Cumartesi Anneleri ilk eylemlerini 27 Mayıs 1995’te Galatasaray Meydanı’nda yapmıştı. Eylemlerine ara verdiği dönemler olsa da çeyrek asırdır Cumartesi Anneleri kayıpların bulunması ve katillerin yargılanarak cezalandırılması için adalet arayışını sürdürüyor.
Kuşkusuz Cumartesi Anneleri / insanları bu sistemde gerçek anlamda adaletin gerçekleşmeyeceğini biliyorlar. Oğlu Murat Yıldız’ı katledip “feribottan atladı, kaçtı” yalanıyla olayı örtbas eden sistemin yargısı Hanife Ana’ya karşı adeta duvar oldu. Adalet arayan anaya duvar olan yargı, konuşmaları yüzünden Hanife da Ana’ya dava açtı.
Gözaltında katledilen Hasan Ocak’ın annesi Emine Ana da “yalnız Hasan için değil, tüm kayıplar için adalet” istiyor. Çeyrek asırdır çocuklarıyla birlikte adalet ararken birçok kez saldırıya uğrayan Emine Ana, Galatasaray Meydanı’nın yasaklandığı 700. hafta eyleminde de saldırıya uğradı.
Güzel Ana’nın kaybedilen bir evladı yok. Ama o da bir Cumartesi Annesi’ydi. Kendi ifadesiyle çocukları için hapishane hapishane koştururken mücadeleye atıldı ve yalnız çocuklarının değil, hepimizin elinde, yüreğinde bayrak oldu. Güzel Ana teorisyen değildi, ama bu sistemde bizim için adalet olmayacağını çok net bilen biriydi. Cumartesi Anneleri’nin / insanlarının tümü bu sistemde gerçek adaletin sağlanmayacağını biliyor. Buna rağmen adaleti hala arıyor olmaları, zulme ve katliamlara sessiz kalmama, teslim olmama duruşundan gelmektedir.
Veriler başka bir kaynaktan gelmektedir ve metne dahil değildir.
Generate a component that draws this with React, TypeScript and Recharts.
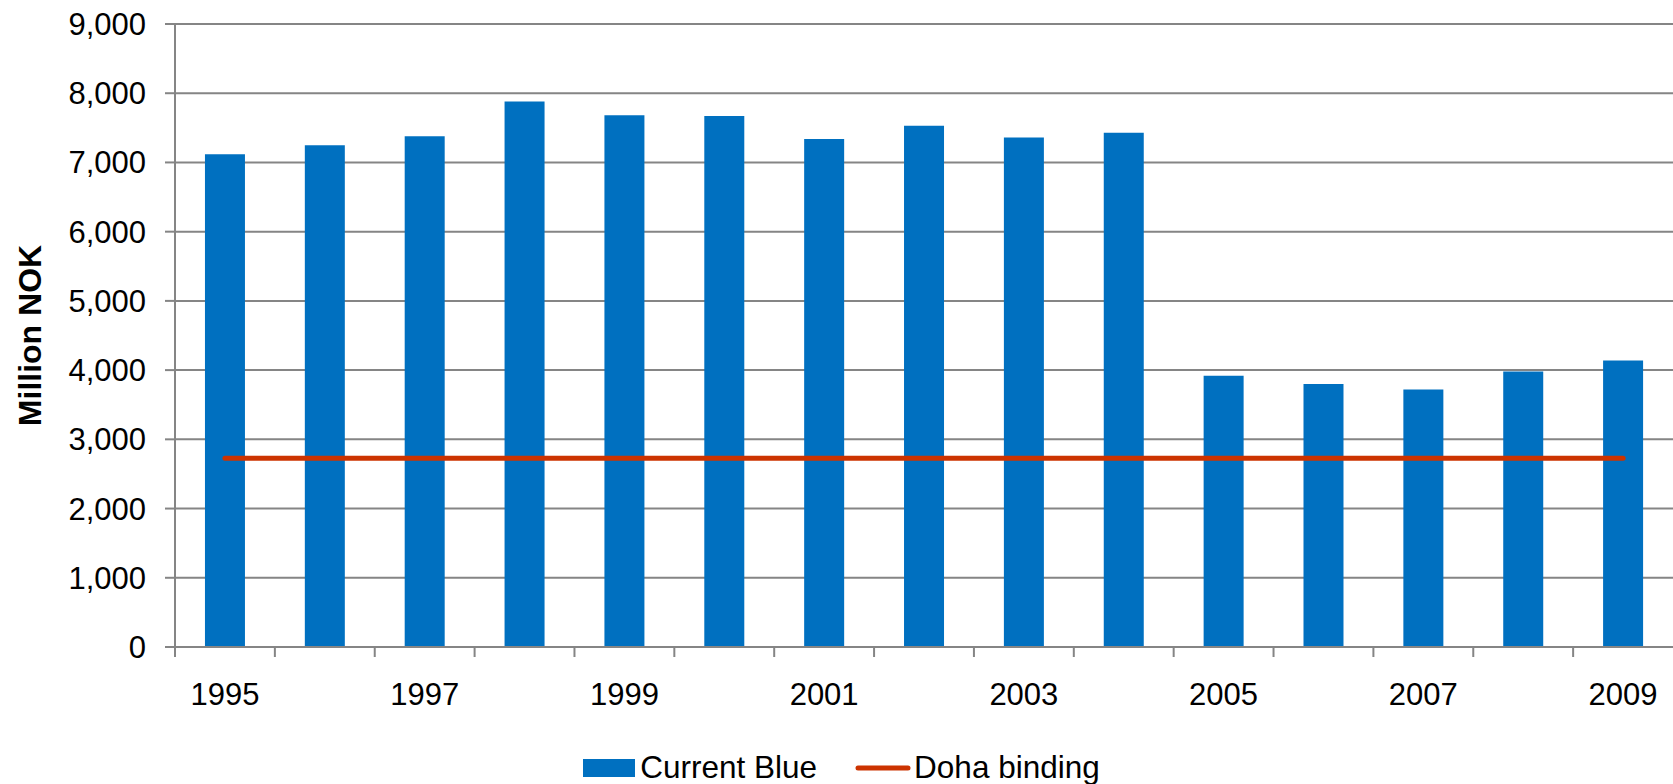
import React from 'react';
import { ComposedChart, Bar, Line, XAxis, YAxis, CartesianGrid, Legend, Label } from 'recharts';

const years = ['1995', '1996', '1997', '1998', '1999', '2000', '2001', '2002', '2003', '2004', '2005', '2006', '2007', '2008', '2009'];
const currentBlue = [7120, 7250, 7380, 7880, 7680, 7670, 7340, 7530, 7360, 7430, 3920, 3800, 3720, 3980, 4140];
const dohaBinding = [2727, 2727, 2727, 2727, 2727, 2727, 2727, 2727, 2727, 2727, 2727, 2727, 2727, 2727, 2727];
const yTicks = [0, 1000, 2000, 3000, 4000, 5000, 6000, 7000, 8000, 9000];

const data = years.map((year, i) => ({ year, blue: currentBlue[i], doha: dohaBinding[i] }));

const FONT = '"Liberation Sans", Arial, sans-serif';
const AXIS = '#858585';
const BLUE = '#0070C0';
const RED = '#CC3300';

// category ticks: boundary tick mark on the left of each band, label every other year
const YearTick = (props: any) => {
  const { x, y, payload } = props;
  const half = payload?.offset ?? 50;
  return (
    <g>
      <line x1={x - half} x2={x - half} y1={y} y2={y + 10} stroke={AXIS} strokeWidth={2} />
      {payload.index % 2 === 0 && (
        <text x={x} y={y + 58} textAnchor="middle" fill="#000" fontSize={31} fontFamily={FONT}>
          {payload.value}
        </text>
      )}
    </g>
  );
};

const YTitle = (props: any) => {
  const vb = props.viewBox;
  const cx = vb.x + 30;
  const cy = vb.y + vb.height / 2;
  return (
    <text
      x={cx}
      y={cy}
      transform={`rotate(-90, ${cx}, ${cy})`}
      textAnchor="middle"
      dominantBaseline="central"
      fontSize={32}
      fontWeight="bold"
      fontFamily={FONT}
      fill="#000"
    >
      Million NOK
    </text>
  );
};

const LegendContent = () => (
  <div style={{ display: 'flex', justifyContent: 'center', alignItems: 'center', fontFamily: FONT, fontSize: 31.5, color: '#000', paddingLeft: 10 }}>
    <div style={{ display: 'flex', alignItems: 'center' }}>
      <span style={{ display: 'inline-block', width: 52, height: 18, background: BLUE, marginRight: 5 }} />
      <span>Current Blue</span>
    </div>
    <div style={{ display: 'flex', alignItems: 'center', marginLeft: 38 }}>
      <svg width={56} height={10} style={{ marginRight: 3 }}>
        <line x1={3} x2={53} y1={5} y2={5} stroke={RED} strokeWidth={5} strokeLinecap="round" />
      </svg>
      <span>Doha binding</span>
    </div>
  </div>
);

export default function App() {
  return (
    <div style={{ position: 'absolute', left: 0, top: 0, background: '#fff' }}>
      <ComposedChart width={1673} height={784} data={data} margin={{ top: 24, right: 0, left: 0, bottom: 0 }} barCategoryGap="30%">
        <CartesianGrid horizontal vertical={false} stroke={AXIS} strokeWidth={2} />
        <XAxis
          dataKey="year"
          interval={0}
          height={101}
          tickLine={false}
          tickSize={0}
          tickMargin={0}
          axisLine={{ stroke: AXIS, strokeWidth: 2 }}
          tick={<YearTick />}
        />
        <YAxis
          width={175}
          domain={[0, 9000]}
          ticks={yTicks}
          interval={0}
          tickSize={10}
          tickMargin={19}
          tickLine={{ stroke: AXIS, strokeWidth: 2 }}
          axisLine={{ stroke: AXIS, strokeWidth: 2 }}
          tick={{ fill: '#000', fontSize: 31, fontFamily: FONT }}
          tickFormatter={(v: number) => v.toLocaleString('en-US')}
        >
          <Label content={<YTitle />} />
        </YAxis>
        <Legend verticalAlign="bottom" height={36} wrapperStyle={{ top: 749 }} content={<LegendContent />} />
        <Bar dataKey="blue" name="Current Blue" fill={BLUE} isAnimationActive={false} />
        <Line
          dataKey="doha"
          name="Doha binding"
          type="linear"
          stroke={RED}
          strokeWidth={5}
          strokeLinecap="round"
          dot={false}
          activeDot={false}
          isAnimationActive={false}
        />
      </ComposedChart>
    </div>
  );
}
Cumartesi Anneleri eylemlerinin 25. yılında zulme karşı teslim olmadıklarını ve olmayacaklarını, salgın günlerinde sosyal medya hesabından yapacakları hastag eyleminin duyurusunu yaparak şunları vurguladılar:
“Cumartesi Anneleri olarak ‘Kayıplarımızı istiyoruz!’ diyerek başlattığımız barışçıl eylem 25. yılında! Bu vesileyle 27 Mayıs Çarşamba (bu akşam) saat 19.05'te @CmrtesiAnneleri hesabımızdan duyuracağımız hastag ile twitter'da buluşuyoruz.”
Cumartesi Anneleri adalet arayışlarının 25. yılında Galatasaray Meydanı'na karanfil bıraktı.